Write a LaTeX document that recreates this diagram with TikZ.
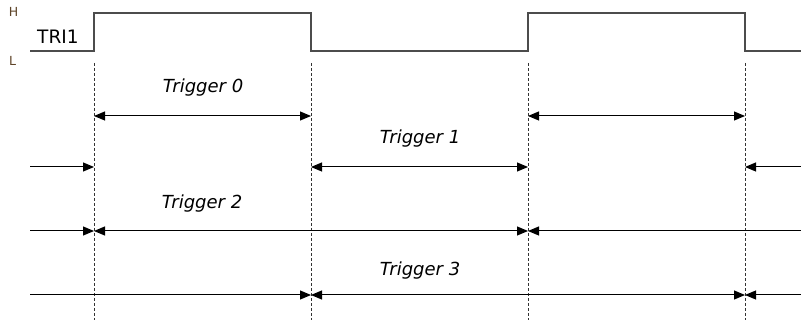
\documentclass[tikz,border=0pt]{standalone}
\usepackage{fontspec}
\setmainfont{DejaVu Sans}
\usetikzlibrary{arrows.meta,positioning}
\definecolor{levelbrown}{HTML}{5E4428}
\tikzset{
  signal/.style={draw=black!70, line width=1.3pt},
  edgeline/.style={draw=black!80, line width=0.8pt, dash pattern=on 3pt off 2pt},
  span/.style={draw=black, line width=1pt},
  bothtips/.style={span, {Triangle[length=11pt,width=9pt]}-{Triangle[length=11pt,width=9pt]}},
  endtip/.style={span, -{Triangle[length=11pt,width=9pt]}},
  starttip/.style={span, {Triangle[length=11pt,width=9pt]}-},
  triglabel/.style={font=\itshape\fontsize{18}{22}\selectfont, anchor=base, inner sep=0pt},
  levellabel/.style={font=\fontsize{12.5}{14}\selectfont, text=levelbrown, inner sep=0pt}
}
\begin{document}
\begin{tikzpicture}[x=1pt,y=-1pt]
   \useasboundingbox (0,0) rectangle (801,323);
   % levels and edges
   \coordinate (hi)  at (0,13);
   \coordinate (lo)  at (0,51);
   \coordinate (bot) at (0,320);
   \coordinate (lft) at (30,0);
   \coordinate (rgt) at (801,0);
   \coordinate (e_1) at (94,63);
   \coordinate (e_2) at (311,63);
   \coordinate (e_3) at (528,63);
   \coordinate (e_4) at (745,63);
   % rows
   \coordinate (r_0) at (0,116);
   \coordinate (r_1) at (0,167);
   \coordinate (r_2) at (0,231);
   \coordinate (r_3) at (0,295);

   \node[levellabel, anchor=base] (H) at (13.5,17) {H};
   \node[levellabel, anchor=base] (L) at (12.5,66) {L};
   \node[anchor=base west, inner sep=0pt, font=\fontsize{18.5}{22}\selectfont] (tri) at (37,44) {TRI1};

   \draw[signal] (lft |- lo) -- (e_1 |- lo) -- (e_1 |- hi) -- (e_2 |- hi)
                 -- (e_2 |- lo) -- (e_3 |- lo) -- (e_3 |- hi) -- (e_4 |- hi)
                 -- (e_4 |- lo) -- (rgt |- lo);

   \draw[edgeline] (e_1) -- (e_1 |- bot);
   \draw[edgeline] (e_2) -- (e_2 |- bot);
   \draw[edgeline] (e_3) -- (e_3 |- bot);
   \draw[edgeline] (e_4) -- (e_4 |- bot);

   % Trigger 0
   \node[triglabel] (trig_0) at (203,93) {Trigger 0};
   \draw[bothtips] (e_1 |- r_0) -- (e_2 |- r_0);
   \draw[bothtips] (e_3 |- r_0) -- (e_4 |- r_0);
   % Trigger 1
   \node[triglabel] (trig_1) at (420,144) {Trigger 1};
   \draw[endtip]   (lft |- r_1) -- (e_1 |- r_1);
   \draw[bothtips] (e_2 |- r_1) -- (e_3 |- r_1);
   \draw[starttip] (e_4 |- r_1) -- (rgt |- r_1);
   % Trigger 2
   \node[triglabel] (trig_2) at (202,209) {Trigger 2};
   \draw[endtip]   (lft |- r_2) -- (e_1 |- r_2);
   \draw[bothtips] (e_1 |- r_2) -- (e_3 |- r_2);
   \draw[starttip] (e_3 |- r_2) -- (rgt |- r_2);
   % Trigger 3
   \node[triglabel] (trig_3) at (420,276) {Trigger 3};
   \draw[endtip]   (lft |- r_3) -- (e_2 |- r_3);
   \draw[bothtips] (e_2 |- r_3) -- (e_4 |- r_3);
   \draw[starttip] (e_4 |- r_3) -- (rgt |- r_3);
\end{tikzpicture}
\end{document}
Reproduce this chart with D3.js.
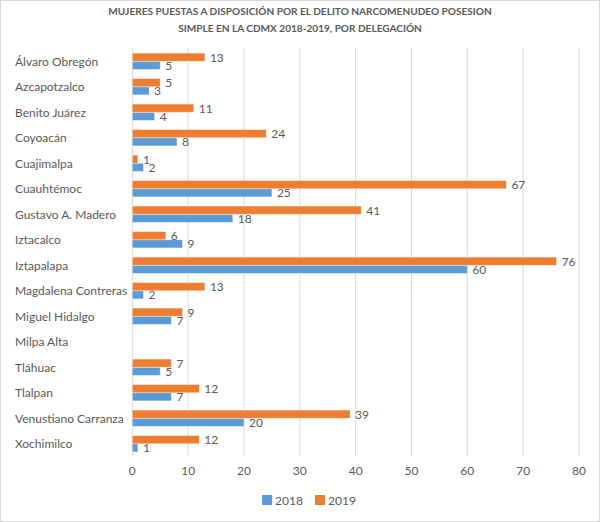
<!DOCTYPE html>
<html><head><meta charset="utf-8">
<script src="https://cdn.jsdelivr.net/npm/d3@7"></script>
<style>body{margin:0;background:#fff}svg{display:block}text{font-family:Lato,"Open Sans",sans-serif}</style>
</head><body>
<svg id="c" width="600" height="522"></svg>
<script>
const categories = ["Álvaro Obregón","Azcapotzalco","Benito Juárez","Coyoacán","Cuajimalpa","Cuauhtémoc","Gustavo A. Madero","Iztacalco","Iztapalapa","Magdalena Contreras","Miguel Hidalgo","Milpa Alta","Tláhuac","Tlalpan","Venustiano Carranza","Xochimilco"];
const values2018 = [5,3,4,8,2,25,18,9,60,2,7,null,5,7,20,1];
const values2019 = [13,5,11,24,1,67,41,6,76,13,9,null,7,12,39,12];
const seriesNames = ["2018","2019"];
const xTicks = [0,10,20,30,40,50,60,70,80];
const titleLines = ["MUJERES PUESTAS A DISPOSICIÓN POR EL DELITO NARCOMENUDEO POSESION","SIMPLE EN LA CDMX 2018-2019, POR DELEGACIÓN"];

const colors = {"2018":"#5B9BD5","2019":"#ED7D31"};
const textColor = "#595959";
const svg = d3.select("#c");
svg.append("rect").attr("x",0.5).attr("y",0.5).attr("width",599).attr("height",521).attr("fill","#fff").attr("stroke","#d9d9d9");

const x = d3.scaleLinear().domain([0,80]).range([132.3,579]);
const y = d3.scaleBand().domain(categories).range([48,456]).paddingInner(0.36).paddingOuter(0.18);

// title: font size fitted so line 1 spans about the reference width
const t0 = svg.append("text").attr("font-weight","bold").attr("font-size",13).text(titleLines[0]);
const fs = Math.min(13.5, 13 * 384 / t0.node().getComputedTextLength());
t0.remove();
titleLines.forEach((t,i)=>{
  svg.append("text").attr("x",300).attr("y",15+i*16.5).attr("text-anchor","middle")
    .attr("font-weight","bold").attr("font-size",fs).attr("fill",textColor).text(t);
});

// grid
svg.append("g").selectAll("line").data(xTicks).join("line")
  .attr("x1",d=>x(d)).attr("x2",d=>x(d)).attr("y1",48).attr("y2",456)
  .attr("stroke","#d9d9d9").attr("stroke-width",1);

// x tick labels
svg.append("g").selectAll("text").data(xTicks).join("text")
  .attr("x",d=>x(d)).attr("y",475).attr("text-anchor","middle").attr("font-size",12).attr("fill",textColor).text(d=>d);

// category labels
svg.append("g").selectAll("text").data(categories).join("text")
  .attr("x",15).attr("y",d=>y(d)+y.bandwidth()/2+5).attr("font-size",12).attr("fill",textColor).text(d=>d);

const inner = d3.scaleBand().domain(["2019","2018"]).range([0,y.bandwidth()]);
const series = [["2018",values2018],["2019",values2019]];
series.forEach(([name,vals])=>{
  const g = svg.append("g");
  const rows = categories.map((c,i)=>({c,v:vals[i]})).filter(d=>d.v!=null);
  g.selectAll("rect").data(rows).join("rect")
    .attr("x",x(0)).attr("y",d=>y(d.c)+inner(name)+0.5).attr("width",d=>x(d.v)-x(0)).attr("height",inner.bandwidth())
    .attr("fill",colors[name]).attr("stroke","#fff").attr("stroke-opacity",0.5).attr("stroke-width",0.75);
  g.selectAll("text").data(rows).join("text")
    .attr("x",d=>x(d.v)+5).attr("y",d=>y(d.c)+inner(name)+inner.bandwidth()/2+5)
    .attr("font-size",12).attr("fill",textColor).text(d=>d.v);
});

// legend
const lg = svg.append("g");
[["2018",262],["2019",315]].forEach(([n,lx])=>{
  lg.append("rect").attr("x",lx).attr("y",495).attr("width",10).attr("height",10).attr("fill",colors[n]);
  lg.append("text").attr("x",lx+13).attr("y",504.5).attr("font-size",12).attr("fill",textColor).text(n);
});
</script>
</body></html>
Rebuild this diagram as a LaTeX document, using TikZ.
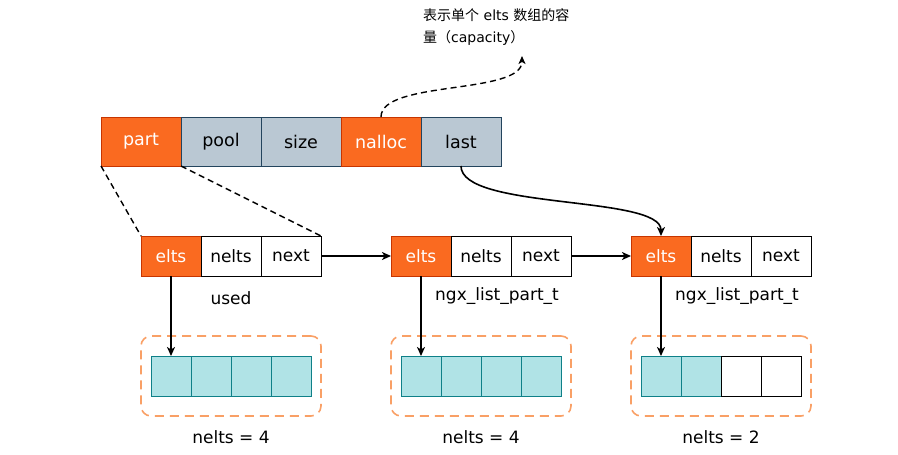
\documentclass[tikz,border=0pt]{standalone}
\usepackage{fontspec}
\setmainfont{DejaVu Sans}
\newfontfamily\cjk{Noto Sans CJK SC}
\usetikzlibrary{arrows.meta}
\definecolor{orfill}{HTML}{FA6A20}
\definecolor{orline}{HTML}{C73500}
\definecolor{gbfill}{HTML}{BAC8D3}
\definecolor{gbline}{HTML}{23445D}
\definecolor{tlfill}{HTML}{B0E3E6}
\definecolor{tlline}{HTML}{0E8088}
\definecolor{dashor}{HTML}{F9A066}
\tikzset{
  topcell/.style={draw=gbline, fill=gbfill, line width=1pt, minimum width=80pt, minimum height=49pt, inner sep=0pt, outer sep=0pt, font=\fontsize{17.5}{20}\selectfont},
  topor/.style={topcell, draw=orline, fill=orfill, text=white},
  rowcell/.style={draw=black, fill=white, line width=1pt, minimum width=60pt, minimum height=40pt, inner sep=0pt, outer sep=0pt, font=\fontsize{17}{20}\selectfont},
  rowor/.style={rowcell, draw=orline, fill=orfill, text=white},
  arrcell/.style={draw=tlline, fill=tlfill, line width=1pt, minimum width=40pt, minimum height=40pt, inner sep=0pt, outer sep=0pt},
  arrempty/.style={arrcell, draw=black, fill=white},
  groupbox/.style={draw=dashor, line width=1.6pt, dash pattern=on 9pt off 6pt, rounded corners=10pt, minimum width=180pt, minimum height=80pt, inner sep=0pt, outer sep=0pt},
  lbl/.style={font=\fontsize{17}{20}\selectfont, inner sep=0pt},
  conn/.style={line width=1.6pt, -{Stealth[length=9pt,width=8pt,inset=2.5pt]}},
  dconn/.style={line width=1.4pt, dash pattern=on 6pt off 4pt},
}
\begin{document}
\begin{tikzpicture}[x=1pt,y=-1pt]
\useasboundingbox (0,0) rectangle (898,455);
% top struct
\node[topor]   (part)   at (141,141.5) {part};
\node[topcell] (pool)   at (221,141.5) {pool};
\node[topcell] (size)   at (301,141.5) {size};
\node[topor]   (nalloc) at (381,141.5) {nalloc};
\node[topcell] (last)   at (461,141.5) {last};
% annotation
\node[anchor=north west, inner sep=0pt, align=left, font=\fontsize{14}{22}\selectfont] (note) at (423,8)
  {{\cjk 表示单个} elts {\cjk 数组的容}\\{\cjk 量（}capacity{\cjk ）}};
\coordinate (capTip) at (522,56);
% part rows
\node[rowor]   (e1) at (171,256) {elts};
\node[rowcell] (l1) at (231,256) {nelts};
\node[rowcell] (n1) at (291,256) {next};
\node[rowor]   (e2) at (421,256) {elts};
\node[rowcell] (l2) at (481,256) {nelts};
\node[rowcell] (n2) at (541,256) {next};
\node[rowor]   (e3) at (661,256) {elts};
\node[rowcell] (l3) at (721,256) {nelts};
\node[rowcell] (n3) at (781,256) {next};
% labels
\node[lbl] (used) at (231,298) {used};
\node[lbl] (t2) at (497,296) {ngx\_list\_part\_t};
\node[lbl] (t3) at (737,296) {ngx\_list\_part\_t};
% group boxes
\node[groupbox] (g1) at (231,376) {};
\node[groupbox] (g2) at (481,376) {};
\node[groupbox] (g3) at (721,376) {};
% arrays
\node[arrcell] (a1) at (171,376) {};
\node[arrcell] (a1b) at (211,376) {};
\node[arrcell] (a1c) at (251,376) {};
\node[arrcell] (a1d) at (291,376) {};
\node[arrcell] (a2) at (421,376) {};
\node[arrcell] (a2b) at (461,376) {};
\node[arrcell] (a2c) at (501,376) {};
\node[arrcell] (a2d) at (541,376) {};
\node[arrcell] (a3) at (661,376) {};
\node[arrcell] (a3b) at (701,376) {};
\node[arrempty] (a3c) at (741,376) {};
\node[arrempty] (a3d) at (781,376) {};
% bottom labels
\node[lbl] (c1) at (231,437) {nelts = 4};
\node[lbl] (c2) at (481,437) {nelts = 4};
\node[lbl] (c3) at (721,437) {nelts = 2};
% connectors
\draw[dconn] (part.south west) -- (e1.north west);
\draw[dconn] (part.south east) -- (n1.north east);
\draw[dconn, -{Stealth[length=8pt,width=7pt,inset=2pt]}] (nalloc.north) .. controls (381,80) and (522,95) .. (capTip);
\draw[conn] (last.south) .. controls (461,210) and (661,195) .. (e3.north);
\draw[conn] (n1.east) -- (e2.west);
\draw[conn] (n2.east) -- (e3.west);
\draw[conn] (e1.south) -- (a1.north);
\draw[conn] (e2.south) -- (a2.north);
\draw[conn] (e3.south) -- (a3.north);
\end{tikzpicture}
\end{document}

Your instructions: Leave out the pictures, then repeat the listing above exactly from its first line to the line with "(e_4 |- bot);", inclusive.

Output:
Write a LaTeX document that recreates this diagram with TikZ.
\documentclass[tikz,border=0pt]{standalone}
\usepackage{fontspec}
\setmainfont{DejaVu Sans}
\usetikzlibrary{arrows.meta,positioning}
\definecolor{levelbrown}{HTML}{5E4428}
\tikzset{
  signal/.style={draw=black!70, line width=1.3pt},
  edgeline/.style={draw=black!80, line width=0.8pt, dash pattern=on 3pt off 2pt},
  span/.style={draw=black, line width=1pt},
  bothtips/.style={span, {Triangle[length=11pt,width=9pt]}-{Triangle[length=11pt,width=9pt]}},
  endtip/.style={span, -{Triangle[length=11pt,width=9pt]}},
  starttip/.style={span, {Triangle[length=11pt,width=9pt]}-},
  triglabel/.style={font=\itshape\fontsize{18}{22}\selectfont, anchor=base, inner sep=0pt},
  levellabel/.style={font=\fontsize{12.5}{14}\selectfont, text=levelbrown, inner sep=0pt}
}
\begin{document}
\begin{tikzpicture}[x=1pt,y=-1pt]
   \useasboundingbox (0,0) rectangle (801,323);
   % levels and edges
   \coordinate (hi)  at (0,13);
   \coordinate (lo)  at (0,51);
   \coordinate (bot) at (0,320);
   \coordinate (lft) at (30,0);
   \coordinate (rgt) at (801,0);
   \coordinate (e_1) at (94,63);
   \coordinate (e_2) at (311,63);
   \coordinate (e_3) at (528,63);
   \coordinate (e_4) at (745,63);
   % rows
   \coordinate (r_0) at (0,116);
   \coordinate (r_1) at (0,167);
   \coordinate (r_2) at (0,231);
   \coordinate (r_3) at (0,295);

   \node[levellabel, anchor=base] (H) at (13.5,17) {H};
   \node[levellabel, anchor=base] (L) at (12.5,66) {L};
   \node[anchor=base west, inner sep=0pt, font=\fontsize{18.5}{22}\selectfont] (tri) at (37,44) {TRI1};

   \draw[signal] (lft |- lo) -- (e_1 |- lo) -- (e_1 |- hi) -- (e_2 |- hi)
                 -- (e_2 |- lo) -- (e_3 |- lo) -- (e_3 |- hi) -- (e_4 |- hi)
                 -- (e_4 |- lo) -- (rgt |- lo);

   \draw[edgeline] (e_1) -- (e_1 |- bot);
   \draw[edgeline] (e_2) -- (e_2 |- bot);
   \draw[edgeline] (e_3) -- (e_3 |- bot);
   \draw[edgeline] (e_4) -- (e_4 |- bot);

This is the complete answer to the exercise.